The ultimate goal of multiferroic research is the development of a new-generation nonvolatile memory devices, where magnetic bits are controlled via electric fields with low energy consumption. Here, we demonstrate the optical identification of magnetoelectric (ME) antiferromagnetic (AFM) domains in the ${\mathrm{LiCoPO}}_4$ exploiting the strong absorption difference between the domains. This unusual contrast, also present in zero magnetic field, is attributed to the dynamic ME effect of the spin-wave excitations, as confirmed by our microscopic model, which also captures the characteristics of the observed static ME effect. The control and the optical readout of AFM/ME domains, demonstrated here, will likely promote the development of ME and spintronic devices based on AFM insulators.

Figure 1

(a) Unit cell of the ${\mathrm{LiCoPO}}_4$ viewed from the $z$ axis. The four Co sites a–d are surrounded by oxygen octahedra, while Li and P sites are omitted for clarity. The inversion center is labeled by $i$. The three nonequivalent exchange interactions, $J_{ab}$, $J_{ac}$, and $J_{ad}$, are indicated with arrows. (b) The four combinations $(++),(+-),(-+)$, and $(--)$ of poling fields $(H_x,E_y)$ are represented by four colors. (c) The magnetic sublattices (green and olive arrows) in the AFM domains $\alpha$ and $\beta$ are interchanged while the AFE polarization pattern (brown arrows) is the same for the two domains. (d) Domains $\alpha$ and $\beta$ are selected by the poling fields $(++)$ (red) and $(+-)$ (blue) via the ME effect according to Eq. (4), assuming $c_{2xy}>0$.

Figure 2

(a) Magnetic field dependence of the static ME effect at $T=2\mathrm{K}$ measured after poling the sample in the four combinations $(++),(+-),(-+)$ and $(--)$ of poling fields $(H_x,E_y)$. The poling fields were switched off during the measurement; hence, the linear slope of the polarization ($P$) versus magnetic field curve shows the linear ME effect. (b) Temperature dependence of the linear ME effect, ${\chi }_{yx}^{em}$, measured in warming up after poling in the four configurations of $(H_x,E_y)$. Spectra of the (c) real and (d) imaginary part of the refractive index at $T=5\mathrm{K}$ measured after poling.
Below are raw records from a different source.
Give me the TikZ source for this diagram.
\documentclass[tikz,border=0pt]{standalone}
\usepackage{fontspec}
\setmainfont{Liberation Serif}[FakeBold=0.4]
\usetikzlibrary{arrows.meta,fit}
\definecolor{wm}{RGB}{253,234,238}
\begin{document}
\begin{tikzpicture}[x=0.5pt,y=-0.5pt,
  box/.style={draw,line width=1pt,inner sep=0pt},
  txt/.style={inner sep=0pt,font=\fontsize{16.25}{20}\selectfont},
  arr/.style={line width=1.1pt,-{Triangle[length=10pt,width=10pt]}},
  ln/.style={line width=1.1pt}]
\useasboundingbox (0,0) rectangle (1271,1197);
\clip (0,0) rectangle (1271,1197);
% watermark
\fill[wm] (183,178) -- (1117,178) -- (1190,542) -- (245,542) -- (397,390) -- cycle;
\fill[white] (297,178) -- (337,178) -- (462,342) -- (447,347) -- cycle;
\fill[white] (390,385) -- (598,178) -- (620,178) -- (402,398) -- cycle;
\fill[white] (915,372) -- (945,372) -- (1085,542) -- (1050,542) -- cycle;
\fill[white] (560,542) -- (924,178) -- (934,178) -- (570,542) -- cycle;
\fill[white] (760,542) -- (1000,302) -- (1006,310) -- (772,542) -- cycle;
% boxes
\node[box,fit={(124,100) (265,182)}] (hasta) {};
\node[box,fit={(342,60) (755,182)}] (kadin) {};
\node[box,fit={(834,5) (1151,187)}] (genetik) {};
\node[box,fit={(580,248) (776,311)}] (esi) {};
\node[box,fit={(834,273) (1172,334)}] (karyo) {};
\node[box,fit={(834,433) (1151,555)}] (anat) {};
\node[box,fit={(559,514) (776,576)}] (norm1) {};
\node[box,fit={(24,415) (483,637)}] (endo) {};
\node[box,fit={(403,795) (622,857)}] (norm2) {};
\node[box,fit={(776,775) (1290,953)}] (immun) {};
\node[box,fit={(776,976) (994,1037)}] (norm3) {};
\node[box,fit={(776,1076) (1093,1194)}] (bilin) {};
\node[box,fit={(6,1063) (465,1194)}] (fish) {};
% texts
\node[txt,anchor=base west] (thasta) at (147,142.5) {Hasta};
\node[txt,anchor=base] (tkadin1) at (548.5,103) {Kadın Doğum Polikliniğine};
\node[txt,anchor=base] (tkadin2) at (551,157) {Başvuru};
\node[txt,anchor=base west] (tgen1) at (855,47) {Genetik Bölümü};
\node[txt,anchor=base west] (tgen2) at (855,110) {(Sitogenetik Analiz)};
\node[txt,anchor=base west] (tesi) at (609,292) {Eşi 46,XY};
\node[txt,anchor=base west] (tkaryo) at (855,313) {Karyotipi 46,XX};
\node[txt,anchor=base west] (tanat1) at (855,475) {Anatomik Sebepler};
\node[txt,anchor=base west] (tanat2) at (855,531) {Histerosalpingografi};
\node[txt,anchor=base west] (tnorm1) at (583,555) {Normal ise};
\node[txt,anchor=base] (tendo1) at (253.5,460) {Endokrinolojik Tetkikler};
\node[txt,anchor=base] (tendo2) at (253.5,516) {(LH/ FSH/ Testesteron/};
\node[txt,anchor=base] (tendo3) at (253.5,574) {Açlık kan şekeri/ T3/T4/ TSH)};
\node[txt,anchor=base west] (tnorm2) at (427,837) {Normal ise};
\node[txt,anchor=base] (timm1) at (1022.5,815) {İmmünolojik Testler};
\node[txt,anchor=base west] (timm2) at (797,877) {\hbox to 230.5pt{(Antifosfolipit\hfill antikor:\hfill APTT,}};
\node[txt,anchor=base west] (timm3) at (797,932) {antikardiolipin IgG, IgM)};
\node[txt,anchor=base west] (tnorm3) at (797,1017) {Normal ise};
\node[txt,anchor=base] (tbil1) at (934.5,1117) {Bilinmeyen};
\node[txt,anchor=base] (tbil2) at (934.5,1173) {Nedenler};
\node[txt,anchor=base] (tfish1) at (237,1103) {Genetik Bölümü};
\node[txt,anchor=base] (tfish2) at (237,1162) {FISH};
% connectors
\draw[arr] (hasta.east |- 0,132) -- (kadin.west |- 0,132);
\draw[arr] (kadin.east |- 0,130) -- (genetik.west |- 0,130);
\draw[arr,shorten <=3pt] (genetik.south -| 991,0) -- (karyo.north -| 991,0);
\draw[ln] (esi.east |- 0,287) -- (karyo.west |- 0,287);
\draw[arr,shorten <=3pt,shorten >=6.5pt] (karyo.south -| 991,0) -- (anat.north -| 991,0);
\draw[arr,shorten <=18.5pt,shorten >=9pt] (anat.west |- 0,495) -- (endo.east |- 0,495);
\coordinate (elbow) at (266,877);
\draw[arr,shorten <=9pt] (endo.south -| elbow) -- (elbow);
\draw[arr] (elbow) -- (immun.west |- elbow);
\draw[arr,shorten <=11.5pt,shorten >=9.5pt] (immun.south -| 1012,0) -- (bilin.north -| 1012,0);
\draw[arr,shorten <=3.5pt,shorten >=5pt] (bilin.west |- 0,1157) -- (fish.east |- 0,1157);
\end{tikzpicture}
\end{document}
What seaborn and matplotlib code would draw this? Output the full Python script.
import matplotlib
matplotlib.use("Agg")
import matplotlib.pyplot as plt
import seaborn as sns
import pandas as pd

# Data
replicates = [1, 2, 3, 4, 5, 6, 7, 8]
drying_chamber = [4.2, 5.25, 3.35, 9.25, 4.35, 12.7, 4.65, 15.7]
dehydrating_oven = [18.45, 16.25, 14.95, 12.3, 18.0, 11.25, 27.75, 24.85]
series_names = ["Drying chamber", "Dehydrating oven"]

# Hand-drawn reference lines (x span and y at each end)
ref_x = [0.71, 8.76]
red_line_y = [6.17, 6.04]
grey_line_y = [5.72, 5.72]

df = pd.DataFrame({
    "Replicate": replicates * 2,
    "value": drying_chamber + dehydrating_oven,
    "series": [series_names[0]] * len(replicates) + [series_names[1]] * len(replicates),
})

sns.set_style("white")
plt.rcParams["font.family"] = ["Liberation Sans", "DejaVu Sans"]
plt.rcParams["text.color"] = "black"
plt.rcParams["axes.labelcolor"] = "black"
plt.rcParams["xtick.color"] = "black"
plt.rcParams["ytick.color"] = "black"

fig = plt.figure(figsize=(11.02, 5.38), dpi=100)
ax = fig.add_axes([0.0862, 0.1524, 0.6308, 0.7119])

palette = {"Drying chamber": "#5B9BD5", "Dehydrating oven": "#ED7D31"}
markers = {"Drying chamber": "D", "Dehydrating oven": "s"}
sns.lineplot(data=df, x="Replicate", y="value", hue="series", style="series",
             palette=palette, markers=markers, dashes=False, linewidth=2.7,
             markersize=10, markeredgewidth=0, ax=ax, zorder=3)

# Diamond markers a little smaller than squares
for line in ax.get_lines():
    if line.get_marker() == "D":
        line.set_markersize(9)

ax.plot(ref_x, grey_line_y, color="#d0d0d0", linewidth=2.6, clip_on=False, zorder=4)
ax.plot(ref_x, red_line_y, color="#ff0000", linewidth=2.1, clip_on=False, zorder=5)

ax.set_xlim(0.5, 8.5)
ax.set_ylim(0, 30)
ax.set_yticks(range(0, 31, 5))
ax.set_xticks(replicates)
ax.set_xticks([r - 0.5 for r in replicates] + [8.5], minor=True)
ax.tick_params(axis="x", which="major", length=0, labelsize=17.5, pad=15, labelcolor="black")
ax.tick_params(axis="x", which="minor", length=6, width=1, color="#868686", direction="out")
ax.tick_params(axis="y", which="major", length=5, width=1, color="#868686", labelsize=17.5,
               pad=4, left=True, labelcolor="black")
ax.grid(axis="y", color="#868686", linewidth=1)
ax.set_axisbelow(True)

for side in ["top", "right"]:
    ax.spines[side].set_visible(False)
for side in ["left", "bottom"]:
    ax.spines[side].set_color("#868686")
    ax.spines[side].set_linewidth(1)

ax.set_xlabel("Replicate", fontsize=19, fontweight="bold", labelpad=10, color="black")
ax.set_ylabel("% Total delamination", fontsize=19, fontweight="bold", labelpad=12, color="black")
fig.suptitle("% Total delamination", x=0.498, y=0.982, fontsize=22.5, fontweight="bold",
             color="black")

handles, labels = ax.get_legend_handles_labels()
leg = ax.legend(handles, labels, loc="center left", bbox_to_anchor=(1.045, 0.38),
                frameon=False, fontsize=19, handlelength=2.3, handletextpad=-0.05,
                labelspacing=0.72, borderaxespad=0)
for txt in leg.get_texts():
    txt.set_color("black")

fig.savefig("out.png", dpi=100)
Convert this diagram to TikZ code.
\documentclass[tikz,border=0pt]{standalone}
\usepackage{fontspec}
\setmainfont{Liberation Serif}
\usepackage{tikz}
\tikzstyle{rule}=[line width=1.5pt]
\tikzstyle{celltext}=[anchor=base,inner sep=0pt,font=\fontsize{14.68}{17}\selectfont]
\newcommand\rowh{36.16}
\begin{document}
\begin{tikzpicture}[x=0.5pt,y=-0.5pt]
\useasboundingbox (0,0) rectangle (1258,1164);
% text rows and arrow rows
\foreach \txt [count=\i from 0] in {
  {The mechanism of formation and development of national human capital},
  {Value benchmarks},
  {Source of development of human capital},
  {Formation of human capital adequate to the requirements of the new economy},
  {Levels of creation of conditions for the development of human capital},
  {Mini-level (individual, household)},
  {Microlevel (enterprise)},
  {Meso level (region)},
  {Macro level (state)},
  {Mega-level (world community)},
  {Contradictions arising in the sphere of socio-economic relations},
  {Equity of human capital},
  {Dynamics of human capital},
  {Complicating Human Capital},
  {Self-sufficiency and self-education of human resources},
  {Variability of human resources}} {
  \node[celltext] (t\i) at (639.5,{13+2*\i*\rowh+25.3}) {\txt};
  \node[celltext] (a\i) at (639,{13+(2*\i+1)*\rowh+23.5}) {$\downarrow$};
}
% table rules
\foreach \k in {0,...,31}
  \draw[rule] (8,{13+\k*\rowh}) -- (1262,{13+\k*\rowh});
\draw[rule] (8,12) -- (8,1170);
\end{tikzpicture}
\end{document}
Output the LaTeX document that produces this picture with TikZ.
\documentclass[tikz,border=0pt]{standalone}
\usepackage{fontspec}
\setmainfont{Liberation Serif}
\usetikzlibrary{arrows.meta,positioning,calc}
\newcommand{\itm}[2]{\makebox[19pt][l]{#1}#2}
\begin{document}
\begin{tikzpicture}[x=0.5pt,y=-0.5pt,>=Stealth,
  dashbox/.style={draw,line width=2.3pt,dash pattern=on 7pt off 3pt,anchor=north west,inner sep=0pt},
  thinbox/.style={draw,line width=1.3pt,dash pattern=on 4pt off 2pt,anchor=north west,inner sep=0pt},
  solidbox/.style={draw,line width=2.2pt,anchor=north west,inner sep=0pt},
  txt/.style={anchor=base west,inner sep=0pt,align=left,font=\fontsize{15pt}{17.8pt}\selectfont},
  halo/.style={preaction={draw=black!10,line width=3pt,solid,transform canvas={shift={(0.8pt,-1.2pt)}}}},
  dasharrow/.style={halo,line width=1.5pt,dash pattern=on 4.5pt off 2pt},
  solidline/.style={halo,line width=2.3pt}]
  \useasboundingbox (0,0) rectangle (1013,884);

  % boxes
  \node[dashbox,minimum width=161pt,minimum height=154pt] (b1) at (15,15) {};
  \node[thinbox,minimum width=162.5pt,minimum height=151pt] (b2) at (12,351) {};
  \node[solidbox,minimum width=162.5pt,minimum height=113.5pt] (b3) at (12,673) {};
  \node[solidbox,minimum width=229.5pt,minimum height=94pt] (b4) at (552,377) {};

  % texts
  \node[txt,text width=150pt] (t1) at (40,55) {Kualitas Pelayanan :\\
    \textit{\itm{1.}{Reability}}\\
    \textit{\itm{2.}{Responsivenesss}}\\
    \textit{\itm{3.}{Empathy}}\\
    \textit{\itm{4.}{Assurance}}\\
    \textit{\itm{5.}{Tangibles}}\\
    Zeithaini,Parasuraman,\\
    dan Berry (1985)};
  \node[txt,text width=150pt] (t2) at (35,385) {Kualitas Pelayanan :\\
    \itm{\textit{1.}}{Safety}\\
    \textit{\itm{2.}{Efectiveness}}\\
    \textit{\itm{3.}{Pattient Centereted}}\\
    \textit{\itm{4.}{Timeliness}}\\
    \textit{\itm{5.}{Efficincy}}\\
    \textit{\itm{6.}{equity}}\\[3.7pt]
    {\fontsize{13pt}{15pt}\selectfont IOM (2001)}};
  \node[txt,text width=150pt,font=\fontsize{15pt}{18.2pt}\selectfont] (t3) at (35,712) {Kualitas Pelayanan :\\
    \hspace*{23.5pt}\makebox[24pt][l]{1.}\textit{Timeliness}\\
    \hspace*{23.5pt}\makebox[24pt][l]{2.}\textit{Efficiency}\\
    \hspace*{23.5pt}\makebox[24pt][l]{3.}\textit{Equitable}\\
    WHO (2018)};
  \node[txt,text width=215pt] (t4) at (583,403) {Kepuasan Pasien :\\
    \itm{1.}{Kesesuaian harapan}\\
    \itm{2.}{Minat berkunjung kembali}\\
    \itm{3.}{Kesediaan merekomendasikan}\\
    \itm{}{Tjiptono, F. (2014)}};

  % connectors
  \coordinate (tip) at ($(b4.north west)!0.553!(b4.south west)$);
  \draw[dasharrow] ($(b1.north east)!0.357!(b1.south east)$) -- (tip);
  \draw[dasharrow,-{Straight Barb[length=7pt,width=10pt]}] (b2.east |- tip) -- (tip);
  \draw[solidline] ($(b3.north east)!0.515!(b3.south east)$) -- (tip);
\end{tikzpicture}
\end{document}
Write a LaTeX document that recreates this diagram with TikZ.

Spectra of the (e) real and (f) imaginary part of the refractive index measured at $T=5\mathrm{K}$ after poling in two selected configurations, $(++)$ and $(+-)$ and for light propagation along the $+z$ direction (full symbols) and the $-z$ direction (open symbols). The spectra in (c)–(f) were measured using linearly polarized light with $({\mathbf{E}}_y^{\omega },{\mathbf{H}}_x^{\omega })$. Spectra measured in the paramagnetic state are plotted in black. The color of each curve corresponds to the applied poling process following the convention introduced in Fig. 1. (h) Selection rules of the spin-wave excitations in ${\mathrm{LiCoPO}}_4$. Absorption coefficient spectra measured in six different polarization configurations of electric (${\mathbf{E}}^{\omega }$) and magnetic (${\mathbf{H}}^{\omega }$) fields according to table (g). In four spectra, shifted vertically for clarity, four distinct resonances are identified and labeled as modes #1 to #4. No absorption peak was observed for ${\mathbf{H}}^{\omega }\parallel y$ (not displayed). The black vertical bars, indicating the positions of these resonances, cross only those spectra where the corresponding resonances are active. The red spectrum, corresponding to the case where the optical ME effect was observed is an average of the four different poling combinations.

Figure 3

(a) Energies of the AFM domains are quadratic in the electric and magnetic fields according to Eq. (3). When $H_x>0$, the $\alpha$ domain has lower energy than the $\beta$ for positive $E_y$, while negative $E_y$ stabilizes the $\beta$ domain. For $H_x<0$, the roles of the two AFM domains are interchanged. Schematic drawing of the (b) magnetoelectric (${\mathbf{P}}_y^{\omega }$, ${\mathbf{M}}_x^{\omega }$) and (c) magnetic only (${\mathbf{M}}_z^{\omega }$) spin excitations in the $\alpha$ domain, viewed from the $y$ axis. Local magnetization of the a and c sites precess counterclockwise along alternately rotated ellipses in the $xz$ plane, while on the b and d sites spins precess clockwise. The red and blue shading around the ellipses represents the $y$ component of the local polarization, while the green edge shows the path swept by the $xz$ component the local magnetization. In the center of each ellipse, the actual direction of the precessing spin is shown by green arrows, while the red and blue marks represent the actual value of the spin-induced polarization. When the precessing spin points to the red (blue) region, the polarization is pointing in the $+y$ ($-y$) axis, while magnitude of the polarization is illustrated by the size of the mark. The resultant oscillating net magnetic (${\mathbf{M}}_x^{\omega }$ and ${\mathbf{M}}_z^{\omega }$) and net electric (${\mathbf{P}}_y^{\omega }$) dipole moments are shown in the middle of each unit cell. For $\beta$ domains red and blue shading of the ellipses are reversed; hence, ${\mathbf{P}}_y^{\omega }$ is in antiphase compared to the $\alpha$ domain.